На мгновение я потерял дар речи. Щекин улыбался мне с видом скромника, а я, с трудом переводя стрелки с путаного механизма убийств на прозвучавшую реплику, недоумевал, что означают его слова «путь открыт».
— Я имею в виду Светлану, — словно услышал мои мысли Васек. — Ты ее не слишком радостно принял, а потом и вовсе бросил. Как хочешь, но я намерен добиваться ее благосклонности.
Поистине фраза была достойна викторианского романа, где простое половое влечение подается под соусом душевных метаний. Я так и сказал Ваську, присовокупив, что сам лично совершенно ни на что не претендую, посему желаю ему на означенном пути успеха.
Я был раздражен: мою стройную аналитическую мысль прервали пошлые разговоры о Свете и ее благосклонности!
— Однако советую быть с ней поосторожнее, — вылил я порцию яда в душу бедного романтика. — Твоя дивная пассия вполне может оказаться убийцей-маньяком. Появилась в доме ни свет ни заря, сразу после покушения, словно бы ей не терпелось узнать, в какое конкретно место у Заки пуля попала.
— Чушь, — сквозь зубы процедил Васек и снял кастрюлю с огня. На меня Щекин не смотрел.

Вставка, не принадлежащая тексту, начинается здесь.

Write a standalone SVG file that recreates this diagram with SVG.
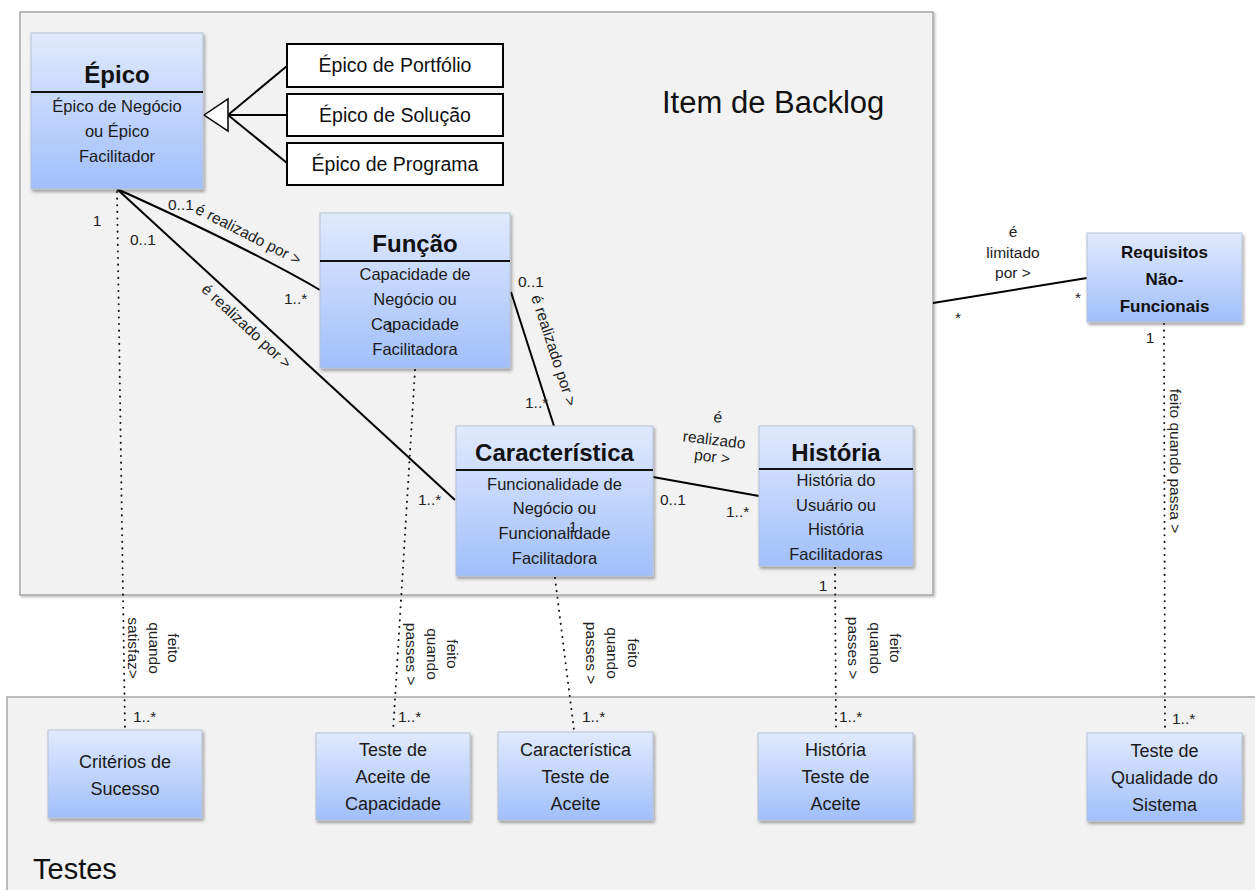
<svg xmlns="http://www.w3.org/2000/svg" width="1255" height="890" viewBox="0 0 1255 890">
  <defs>
    <linearGradient id="blueGrad" x1="0" y1="0" x2="0" y2="1">
      <stop offset="0" stop-color="#e1eafd"/>
      <stop offset="1" stop-color="#a1bffb"/>
    </linearGradient>
    <filter id="shadow" x="-10%" y="-10%" width="125%" height="130%">
      <feDropShadow dx="1.5" dy="2.5" stdDeviation="1.5" flood-color="#000" flood-opacity="0.35"/>
    </filter>
    <filter id="panelShadow" x="-5%" y="-5%" width="110%" height="110%">
      <feDropShadow dx="1.5" dy="1.5" stdDeviation="1" flood-color="#000" flood-opacity="0.25"/>
    </filter>
  </defs>
  <style>
    text { font-family: "Liberation Sans", Arial, sans-serif; fill: #111; }
    .panel { fill: #f2f2f2; stroke: #a6a6a6; stroke-width: 1.5; }
    .cls { fill: url(#blueGrad); stroke: #b3c1d6; stroke-width: 1; filter: url(#shadow); }
    .sub { fill: #fff; stroke: #000; stroke-width: 2; }
    .divider { stroke: #111; stroke-width: 2; }
    .title { font-size: 24px; font-weight: bold; text-anchor: middle; }
    .body { font-size: 16.5px; text-anchor: middle; fill: #1a1a1a; }
    .nfr { font-size: 17px; font-weight: bold; text-anchor: middle; }
    .subtxt { font-size: 19.5px; text-anchor: middle; }
    .test { font-size: 18px; text-anchor: middle; fill: #1a1a1a; }
    .lbl { font-size: 15.5px; fill: #222; }
    .mid { text-anchor: middle; }
    .vert { font-size: 15.5px; fill: #222; text-anchor: middle; dominant-baseline: central; }
    .panelTitle { font-size: 31px; fill: #111; }
    .assoc { stroke: #000; stroke-width: 2; fill: none; }
    .dotted { stroke: #111; stroke-width: 2; stroke-dasharray: 0.1 6.5; stroke-linecap: round; fill: none; }
  </style>

  <!-- container panels -->
  <g id="panel-backlog">
    <rect class="panel" x="20" y="12" width="913" height="583" filter="url(#panelShadow)"/>
    <text class="panelTitle" x="662" y="113">Item de Backlog</text>
  </g>
  <g id="panel-testes">
    <rect class="panel" x="7" y="697" width="1260" height="210"/>
    <text class="panelTitle" x="33" y="879" style="font-size:29px">Testes</text>
  </g>

  <!-- connectors -->
  <g id="connectors">
    <!-- generalization -->
    <line class="assoc" x1="228" y1="115" x2="287" y2="66"/>
    <line class="assoc" x1="228" y1="115" x2="287" y2="115"/>
    <line class="assoc" x1="228" y1="115" x2="287" y2="163"/>
    <polygon points="204,115 228,99 228,131" fill="#fff" stroke="#000" stroke-width="1.5"/>

    <!-- associations -->
    <path class="assoc" d="M117,189 Q246,247 320,290"/>
    <line class="assoc" x1="117" y1="189" x2="455" y2="500"/>
    <line class="assoc" x1="511" y1="292" x2="554" y2="426"/>
    <line class="assoc" x1="653" y1="477" x2="759" y2="496"/>
    <line class="assoc" x1="933" y1="303" x2="1087" y2="278"/>

    <!-- done-when dependencies -->
    <line class="dotted" x1="117" y1="192" x2="125" y2="730"/>
    <line class="dotted" x1="415" y1="370" x2="393" y2="732"/>
    <line class="dotted" x1="555" y1="578" x2="574" y2="730"/>
    <line class="dotted" x1="835" y1="568" x2="836" y2="732"/>
    <line class="dotted" x1="1164" y1="324" x2="1165" y2="732"/>

    <!-- association labels -->
    <text class="lbl mid" transform="translate(246,239) rotate(27)">é realizado por &gt;</text>
    <text class="lbl mid" transform="translate(243,330) rotate(43)">é realizado por &gt;</text>
    <text class="lbl mid" transform="translate(549,352) rotate(72)">é realizado por &gt;</text>
    <g transform="rotate(7 714 441)">
      <text class="lbl mid" x="715" y="422">é</text>
      <text class="lbl mid" x="714" y="445">realizado</text>
      <text class="lbl mid" x="714" y="462">por &gt;</text>
    </g>
    <text class="lbl mid" x="1013" y="237">é</text>
    <text class="lbl mid" x="1013" y="258">limitado</text>
    <text class="lbl mid" x="1013" y="278">por &gt;</text>

    <!-- multiplicities -->
    <text class="lbl mid" x="97" y="226">1</text>
    <text class="lbl" x="130" y="245">0..1</text>
    <text class="lbl" x="168" y="210">0..1</text>
    <text class="lbl" x="284" y="304">1..*</text>
    <text class="lbl" x="418" y="505">1..*</text>
    <text class="lbl" x="518" y="287">0..1</text>
    <text class="lbl" x="525" y="408">1..*</text>
    <text class="lbl" x="660" y="505">0..1</text>
    <text class="lbl" x="726" y="517">1..*</text>
    <text class="lbl mid" x="823" y="591">1</text>
    <text class="lbl mid" x="958" y="323">*</text>
    <text class="lbl mid" x="1078" y="303">*</text>
    <text class="lbl mid" x="1150" y="343">1</text>
    <text class="lbl" x="133" y="722">1..*</text>
    <text class="lbl" x="398" y="722">1..*</text>
    <text class="lbl" x="582" y="722">1..*</text>
    <text class="lbl" x="839" y="722">1..*</text>
    <text class="lbl" x="1172" y="724">1..*</text>

    <!-- vertical dependency labels -->
    <text class="vert" transform="translate(173,648) rotate(90)">feito</text>
    <text class="vert" transform="translate(154,648) rotate(90)">quando</text>
    <text class="vert" transform="translate(133,648) rotate(90)">satisfaz&gt;</text>

    <text class="vert" transform="translate(452,654) rotate(90)">feito</text>
    <text class="vert" transform="translate(432,654) rotate(90)">quando</text>
    <text class="vert" transform="translate(411,654) rotate(90)">passes &gt;</text>

    <text class="vert" transform="translate(633,653) rotate(90)">feito</text>
    <text class="vert" transform="translate(612,653) rotate(90)">quando</text>
    <text class="vert" transform="translate(591,653) rotate(90)">passes &gt;</text>

    <text class="vert" transform="translate(895,648) rotate(90)">feito</text>
    <text class="vert" transform="translate(875,648) rotate(90)">quando</text>
    <text class="vert" transform="translate(853,648) rotate(90)">passes &gt;</text>

    <text class="vert" transform="translate(1175,461) rotate(90)">feito quando passa &gt;</text>
  </g>

  <!-- backlog item classes -->
  <g id="epico">
    <rect class="cls" x="31" y="33" width="172" height="156"/>
    <line class="divider" x1="31" y1="92" x2="203" y2="92"/>
    <text class="title" x="117" y="83">Épico</text>
    <text class="body" x="117" y="112">Épico de Negócio</text>
    <text class="body" x="117" y="137">ou Épico</text>
    <text class="body" x="117" y="162">Facilitador</text>
  </g>

  <g id="epico-portfolio">
    <rect class="sub" x="287" y="44" width="216" height="43"/>
    <text class="subtxt" x="395" y="72">Épico de Portfólio</text>
  </g>
  <g id="epico-solucao">
    <rect class="sub" x="287" y="94" width="216" height="42"/>
    <text class="subtxt" x="395" y="122">Épico de Solução</text>
  </g>
  <g id="epico-programa">
    <rect class="sub" x="287" y="143" width="216" height="42"/>
    <text class="subtxt" x="395" y="171">Épico de Programa</text>
  </g>

  <g id="funcao">
    <rect class="cls" x="320" y="213" width="190" height="155"/>
    <line class="divider" x1="320" y1="261" x2="510" y2="261"/>
    <text class="title" x="415" y="252">Função</text>
    <text class="body" x="415" y="280">Capacidade de</text>
    <text class="body" x="415" y="305">Negócio ou</text>
    <text class="body" x="415" y="330">Capacidade</text>
    <text class="body" x="415" y="355">Facilitadora</text>
    <text class="lbl mid" x="390" y="332">1</text>
  </g>

  <g id="caracteristica">
    <rect class="cls" x="456" y="426" width="197" height="150"/>
    <line class="divider" x1="456" y1="470" x2="653" y2="470"/>
    <text class="title" x="554.5" y="461">Característica</text>
    <text class="body" x="554.5" y="490">Funcionalidade de</text>
    <text class="body" x="554.5" y="514">Negócio ou</text>
    <text class="body" x="554.5" y="539">Funcionalidade</text>
    <text class="body" x="554.5" y="564">Facilitadora</text>
    <text class="lbl mid" x="573" y="532">1</text>
  </g>

  <g id="historia">
    <rect class="cls" x="759" y="426" width="154" height="140"/>
    <line class="divider" x1="759" y1="469" x2="913" y2="469"/>
    <text class="title" x="836" y="461">História</text>
    <text class="body" x="836" y="486">História do</text>
    <text class="body" x="836" y="511">Usuário ou</text>
    <text class="body" x="836" y="535">História</text>
    <text class="body" x="836" y="560">Facilitadoras</text>
  </g>

  <g id="requisitos-nao-funcionais">
    <rect class="cls" x="1087" y="233" width="155" height="89"/>
    <text class="nfr" x="1164.5" y="258">Requisitos</text>
    <text class="nfr" x="1164.5" y="285">Não-</text>
    <text class="nfr" x="1164.5" y="312">Funcionais</text>
  </g>

  <!-- test artefacts -->
  <g id="criterios-sucesso">
    <rect class="cls" x="48" y="730" width="154" height="88"/>
    <text class="test" x="125" y="768">Critérios de</text>
    <text class="test" x="125" y="795">Sucesso</text>
  </g>
  <g id="teste-aceite-capacidade">
    <rect class="cls" x="316" y="733" width="154" height="87"/>
    <text class="test" x="393" y="756">Teste de</text>
    <text class="test" x="393" y="783">Aceite de</text>
    <text class="test" x="393" y="810">Capacidade</text>
  </g>
  <g id="caracteristica-teste-aceite">
    <rect class="cls" x="498" y="732" width="155" height="88"/>
    <text class="test" x="575.5" y="756">Característica</text>
    <text class="test" x="575.5" y="783">Teste de</text>
    <text class="test" x="575.5" y="810">Aceite</text>
  </g>
  <g id="historia-teste-aceite">
    <rect class="cls" x="758" y="733" width="155" height="87"/>
    <text class="test" x="835.5" y="756">História</text>
    <text class="test" x="835.5" y="783">Teste de</text>
    <text class="test" x="835.5" y="810">Aceite</text>
  </g>
  <g id="teste-qualidade-sistema">
    <rect class="cls" x="1087" y="733" width="155" height="88"/>
    <text class="test" x="1164.5" y="757">Teste de</text>
    <text class="test" x="1164.5" y="784">Qualidade do</text>
    <text class="test" x="1164.5" y="811">Sistema</text>
  </g>
</svg>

— А ты спроси у нее, где она была в июне, — настойчиво и без сантиментов гнул я свою линию.
— Нечего спрашивать, Света мне как раз про июнь рассказывала, — немедленно отозвался Васек. — У нее была очень тяжелая сессия: пять экзаменов, сумасшедшие преподаватели, которые предвзято относятся к молодым длинноногим студенткам. Сообщила, что за три недели похудела на пять килограммов.
Наивный чукотский юноша преподнес мне голову Иоанна на золотом блюде, как танцующая Саломея.
— Значит, все дело в сессии, — вздохнул я. — Вот почему она не убила Лиманского в июне.